Spring comes to Dunbeag reluctant as a wayward child. A pallid sun barely shines, no rain falls, and the plants that poke from the hard ground are more yellow than green. Some trees and bushes do not bloom at all. In the town of Dunbeag, a dozen sheep and goats are stillborn and people are still dying from winter’s diseases. Or worse, they kill each other. The stonecutter’s wife poisoned her husband to put an end to his beatings, and a crofter stabbed his neighbor in a dispute. Banquo prays to his God for relief, asking that the grip of Satan—who must be the god of their Under-world—be loosened from us.
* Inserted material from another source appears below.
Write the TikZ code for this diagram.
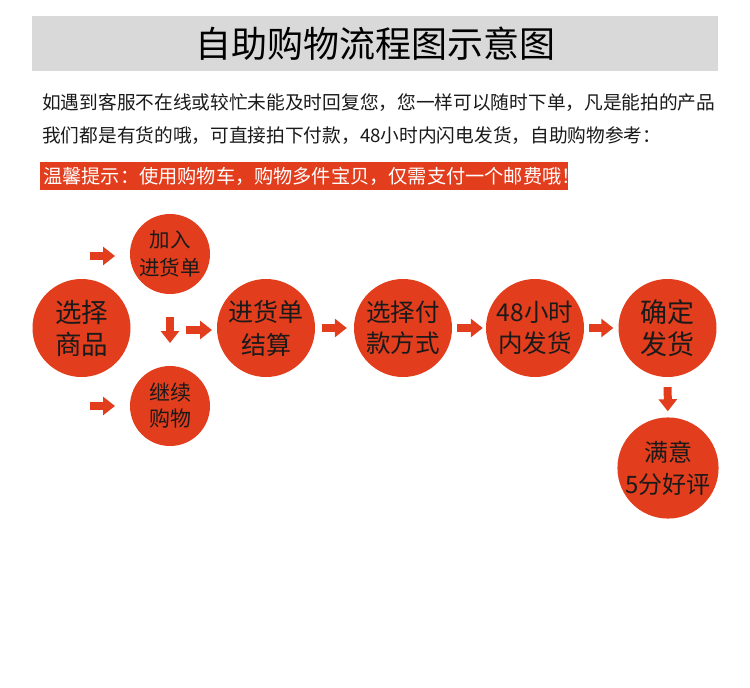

I overhear Banquo complaining to Breda that King Macbeth has seized more land from his thanes, worsening the people’s want. Now it is a crime for anyone in Dunbeag to hunt in the nearby forests as they always have, to farm the Findhorn Valley, or to pasture their sheep there. Banquo turns a blind eye to those who use the king’s lands, for he hunts there himself. But he cannot ignore Macbeth’s demand for more warriors equipped with new armor and horses. To satisfy his king, Banquo must press his tenants for their rents and tax the villagers. If he were not such a good and generous man, the people of Dunbeag would grumble even more.
I, too, feel a loyalty to Banquo because of his kindness to me. Like a favored hound fed on marrow-filled bones, I want to please him.
“Do you have a kiss for your foster father, my daughter?” he asks, and I oblige him, finding a bare spot high on his bearded cheek. He smells of smoke and sweat and, sometimes, stale food. Whenever he brings a gift for Breda, he brings one for me as well. My favorite is a shiny brass buckle decorated with knots and the figure of a bird. I wear it on my belt every day.
Fleance is as rude to me as his father is kind. He sees that I sometimes limp and calls me a “hirple-foot,” an insult I endure in pained silence. I wonder if Fleance is cruel because his father is rough with him and his mother cold and distant. Even so, that does not excuse his meanness.